Anti-Semitic attitudes have often focused on the Jewish body as well as on Jews’ beliefs or behavior.
While scientific data show that the observable physical characteristics of Jews are not significantly different from the populations in which they have lived in recent centuries, observed data which don’t accord with expectations have often been ignored and a stereotypical Jewish profile has been assembled in regard to eye and hair color and nasal profile. For example, far more European Jews have blond hair or blue eyes than do Jews from Muslim lands.
Despite the claims of 19th and 20th century pseudo-science, the “Jewish nose” is not a genuine characteristic. Harry L. Shapiro has pointed out (in the Encyclopedia Judaica entry “Anthropology, Physical”) that while the “convex profile with a depressed nasal tip is not infrequent among Jews, this is not surprising since the same nasal character is common enough in the general region from which they originate, not to mention that it also occurs in non-Jewish European people.”
The outstanding physical characteristic that, to a large extent has distinguished the Jews–at least the males among them–is circumcision. The removal of the foreskin was a practice nearly as repugnant to the ancient Romans as castration. The Emperor Hadrian (117-138 C.E.) outlawed both as they were seen as unnatural offenses against the Greek idea of natural beauty of the human body. (E. Mary Smallwood, The Jews under Roman Rule from Pompey to Diocletian [Leiden: Brill, 1976], 429.)
Jewish responses to this negative attitude led some Jews to forego circumcision, and others to undergo the surgical procedure known as epispasm. Rabbinic literature calls one whose foreskin has been artificially restored a mashukh, “pulled” forward. (See, for example, Babylonian Talmud, Yevamot 72a.) The first century C.E. philosopher Philo of Alexandria defended the practice and cited its advantages. In the First Book of Maccabees we read of Jews who “left their sons uncircumcised” (1:48) or who “removed the marks of circumcision” (1:15). One can only wonder if the psychological impetus to undergo such surgery can be compared to the modern phenomenon of the rhinoplasty (the “nose job”).
The early Christian church abandoned circumcision. Paul, cited in Galatians 6:15, claimed that circumcision was an irrelevant practice. With the dominance of Rome by the Christian Church (from the fourth century C.E.), which had abandoned circumcision, the negative associations with the practice were sealed.

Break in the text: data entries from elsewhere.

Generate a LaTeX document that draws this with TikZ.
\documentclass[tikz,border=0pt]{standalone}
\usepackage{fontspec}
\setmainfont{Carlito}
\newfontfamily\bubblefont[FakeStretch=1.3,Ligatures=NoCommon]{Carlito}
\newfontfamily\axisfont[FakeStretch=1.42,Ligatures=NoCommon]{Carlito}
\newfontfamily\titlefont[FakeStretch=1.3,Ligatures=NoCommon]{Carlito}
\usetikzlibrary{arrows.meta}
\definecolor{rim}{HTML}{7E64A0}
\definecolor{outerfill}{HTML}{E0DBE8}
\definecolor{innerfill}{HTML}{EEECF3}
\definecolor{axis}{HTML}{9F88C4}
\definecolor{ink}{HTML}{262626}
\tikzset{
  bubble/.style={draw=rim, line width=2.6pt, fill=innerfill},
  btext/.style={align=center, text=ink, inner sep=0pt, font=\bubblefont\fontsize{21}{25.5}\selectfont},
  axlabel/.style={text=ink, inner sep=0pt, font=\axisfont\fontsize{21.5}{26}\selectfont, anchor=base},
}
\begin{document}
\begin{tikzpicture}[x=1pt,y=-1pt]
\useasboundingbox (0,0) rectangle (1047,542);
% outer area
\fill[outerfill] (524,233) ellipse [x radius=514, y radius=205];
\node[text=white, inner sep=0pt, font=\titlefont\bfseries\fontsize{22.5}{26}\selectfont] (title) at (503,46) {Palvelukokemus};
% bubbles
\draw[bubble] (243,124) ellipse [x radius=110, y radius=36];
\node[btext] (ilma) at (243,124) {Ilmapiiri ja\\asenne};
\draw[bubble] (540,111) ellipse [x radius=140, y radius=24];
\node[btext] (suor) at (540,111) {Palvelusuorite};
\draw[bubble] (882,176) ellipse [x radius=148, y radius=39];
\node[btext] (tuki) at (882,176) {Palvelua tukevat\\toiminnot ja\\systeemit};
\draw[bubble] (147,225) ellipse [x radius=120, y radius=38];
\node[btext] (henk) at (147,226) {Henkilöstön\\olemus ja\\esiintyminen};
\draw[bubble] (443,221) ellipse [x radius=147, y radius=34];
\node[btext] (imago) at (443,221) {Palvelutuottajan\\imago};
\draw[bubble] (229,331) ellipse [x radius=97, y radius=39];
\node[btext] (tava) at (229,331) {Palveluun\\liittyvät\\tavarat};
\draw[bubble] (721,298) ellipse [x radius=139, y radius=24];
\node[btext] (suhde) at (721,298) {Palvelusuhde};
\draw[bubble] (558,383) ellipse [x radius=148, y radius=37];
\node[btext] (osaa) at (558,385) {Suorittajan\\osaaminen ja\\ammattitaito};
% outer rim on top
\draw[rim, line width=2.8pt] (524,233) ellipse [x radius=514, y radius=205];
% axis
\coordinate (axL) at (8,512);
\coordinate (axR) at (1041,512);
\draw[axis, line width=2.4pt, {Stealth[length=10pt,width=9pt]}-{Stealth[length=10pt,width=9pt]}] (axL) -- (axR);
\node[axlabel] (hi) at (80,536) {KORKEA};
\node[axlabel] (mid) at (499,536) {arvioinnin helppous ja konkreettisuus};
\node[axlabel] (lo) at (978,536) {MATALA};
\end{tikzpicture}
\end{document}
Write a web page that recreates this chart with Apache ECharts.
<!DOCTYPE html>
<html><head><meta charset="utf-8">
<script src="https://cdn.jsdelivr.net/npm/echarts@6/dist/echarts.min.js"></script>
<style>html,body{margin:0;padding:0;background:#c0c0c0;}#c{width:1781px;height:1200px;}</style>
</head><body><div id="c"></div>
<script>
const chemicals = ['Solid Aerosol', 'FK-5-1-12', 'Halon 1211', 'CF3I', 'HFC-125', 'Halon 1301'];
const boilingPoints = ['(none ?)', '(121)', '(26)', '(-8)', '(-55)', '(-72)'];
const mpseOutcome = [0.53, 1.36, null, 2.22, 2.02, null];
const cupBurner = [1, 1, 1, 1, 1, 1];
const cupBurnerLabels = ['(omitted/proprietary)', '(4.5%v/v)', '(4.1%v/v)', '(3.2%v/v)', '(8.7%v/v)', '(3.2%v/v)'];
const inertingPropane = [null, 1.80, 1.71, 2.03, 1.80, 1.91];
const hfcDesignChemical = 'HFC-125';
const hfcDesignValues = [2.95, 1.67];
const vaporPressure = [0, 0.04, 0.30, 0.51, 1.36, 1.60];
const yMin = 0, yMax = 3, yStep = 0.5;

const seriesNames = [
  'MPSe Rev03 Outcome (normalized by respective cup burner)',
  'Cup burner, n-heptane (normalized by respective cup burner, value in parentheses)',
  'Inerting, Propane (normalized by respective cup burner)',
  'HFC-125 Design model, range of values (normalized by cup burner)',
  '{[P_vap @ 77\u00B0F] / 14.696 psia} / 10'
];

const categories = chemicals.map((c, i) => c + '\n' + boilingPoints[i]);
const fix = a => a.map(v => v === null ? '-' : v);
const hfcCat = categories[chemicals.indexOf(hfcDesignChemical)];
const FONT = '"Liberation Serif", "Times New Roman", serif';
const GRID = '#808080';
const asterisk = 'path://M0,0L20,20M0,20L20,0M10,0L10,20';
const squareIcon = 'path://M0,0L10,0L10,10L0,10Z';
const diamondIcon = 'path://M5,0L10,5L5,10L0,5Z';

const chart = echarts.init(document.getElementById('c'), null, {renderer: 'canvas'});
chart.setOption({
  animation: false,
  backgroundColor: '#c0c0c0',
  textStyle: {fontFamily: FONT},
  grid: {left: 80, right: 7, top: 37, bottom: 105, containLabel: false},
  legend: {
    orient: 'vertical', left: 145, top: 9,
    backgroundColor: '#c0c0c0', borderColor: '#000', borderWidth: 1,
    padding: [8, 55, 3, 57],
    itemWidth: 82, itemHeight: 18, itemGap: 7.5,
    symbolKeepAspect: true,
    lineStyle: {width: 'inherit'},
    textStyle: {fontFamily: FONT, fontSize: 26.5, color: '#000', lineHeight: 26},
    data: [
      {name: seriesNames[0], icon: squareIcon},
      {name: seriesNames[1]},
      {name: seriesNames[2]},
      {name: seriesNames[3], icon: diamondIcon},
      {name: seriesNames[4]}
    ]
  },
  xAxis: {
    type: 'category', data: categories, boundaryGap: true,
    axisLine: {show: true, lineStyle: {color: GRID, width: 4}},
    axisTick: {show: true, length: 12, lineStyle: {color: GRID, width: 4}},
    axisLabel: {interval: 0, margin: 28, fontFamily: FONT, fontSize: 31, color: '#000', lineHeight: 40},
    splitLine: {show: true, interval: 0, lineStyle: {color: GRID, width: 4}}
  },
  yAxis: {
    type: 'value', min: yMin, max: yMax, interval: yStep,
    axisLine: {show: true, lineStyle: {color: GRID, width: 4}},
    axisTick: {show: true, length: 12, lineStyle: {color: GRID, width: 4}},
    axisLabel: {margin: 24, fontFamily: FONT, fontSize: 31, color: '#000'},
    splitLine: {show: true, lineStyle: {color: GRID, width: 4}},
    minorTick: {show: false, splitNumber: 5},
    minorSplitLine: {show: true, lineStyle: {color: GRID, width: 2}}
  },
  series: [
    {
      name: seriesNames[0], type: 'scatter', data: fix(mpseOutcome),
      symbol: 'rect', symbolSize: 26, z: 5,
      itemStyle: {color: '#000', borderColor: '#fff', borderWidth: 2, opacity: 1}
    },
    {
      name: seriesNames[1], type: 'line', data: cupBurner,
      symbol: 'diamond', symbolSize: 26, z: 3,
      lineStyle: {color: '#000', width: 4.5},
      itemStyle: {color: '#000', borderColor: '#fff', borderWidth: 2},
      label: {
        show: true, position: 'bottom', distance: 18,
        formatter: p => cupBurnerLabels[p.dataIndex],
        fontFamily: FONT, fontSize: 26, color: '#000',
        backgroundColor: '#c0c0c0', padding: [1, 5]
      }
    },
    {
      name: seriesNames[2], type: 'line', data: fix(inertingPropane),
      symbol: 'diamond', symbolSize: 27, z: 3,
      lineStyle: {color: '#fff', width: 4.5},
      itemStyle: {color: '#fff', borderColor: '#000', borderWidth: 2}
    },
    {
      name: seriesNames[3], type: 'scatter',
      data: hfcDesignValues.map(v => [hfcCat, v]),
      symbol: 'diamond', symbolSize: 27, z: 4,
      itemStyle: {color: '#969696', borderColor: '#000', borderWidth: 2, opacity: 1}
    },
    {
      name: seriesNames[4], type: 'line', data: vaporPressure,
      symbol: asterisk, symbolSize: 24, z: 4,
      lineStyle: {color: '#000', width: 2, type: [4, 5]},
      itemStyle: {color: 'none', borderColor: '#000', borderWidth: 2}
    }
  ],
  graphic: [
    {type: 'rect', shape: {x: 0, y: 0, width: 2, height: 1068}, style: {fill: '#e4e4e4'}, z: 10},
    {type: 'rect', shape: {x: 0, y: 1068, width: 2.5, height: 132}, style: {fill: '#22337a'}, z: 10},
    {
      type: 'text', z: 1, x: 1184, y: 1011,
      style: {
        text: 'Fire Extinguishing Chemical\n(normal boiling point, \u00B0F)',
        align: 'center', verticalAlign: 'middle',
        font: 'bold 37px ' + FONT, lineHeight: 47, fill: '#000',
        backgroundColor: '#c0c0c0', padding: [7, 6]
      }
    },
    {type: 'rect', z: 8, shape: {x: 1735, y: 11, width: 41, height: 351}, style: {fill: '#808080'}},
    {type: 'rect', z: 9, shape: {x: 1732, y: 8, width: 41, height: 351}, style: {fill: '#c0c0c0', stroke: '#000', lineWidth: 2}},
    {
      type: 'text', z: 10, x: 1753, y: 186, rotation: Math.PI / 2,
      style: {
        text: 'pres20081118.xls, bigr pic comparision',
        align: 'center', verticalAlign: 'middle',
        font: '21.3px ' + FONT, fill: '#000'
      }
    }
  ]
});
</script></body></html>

A widespread medieval negative image of the Jew was based upon a misinterpretation of the Hebrew Bible. Moses was often depicted with two horns on his head as a result of the Latin mis-rendering of the verb “sent forth beams” (karan) in Exodus 34:35 as “grew horns.” (A horn is a keren.) This image, which was widely portrayed in art of the Middle Ages by artists including Michelangelo and Donatello in Italy, led to the widespread notion that all Jews had devilish horns.
The Nazis seized upon the negative Jewish body image and used caricatures and other forms of propaganda to present the Jews as sub-human or as disfigured humans. The Nazi weekly Der Sturmer was famous for disseminating these images.
In an ironic way, the Zionist movement came to see the Jews’ bodies as inadequate as well. The emaciated, pale, and weak yeshiva bokhur (Talmud student) came to be seen as the antithesis of the strong sun-bronzed self-reliant image of the “new Jew” who was engaged in the physical rebuilding of the Land of Israel and the Jewish people.
Despite the counter-image of the tsabar (“Sabra”), or native born Israeli, negative images of Jews continue to be common. Even in the 21st century there are places where ignorant people remain under the impression that Jews have horns and countries in which criticism of the practice of circumcision seems to be motivated by underlying anti-Semitic attitudes.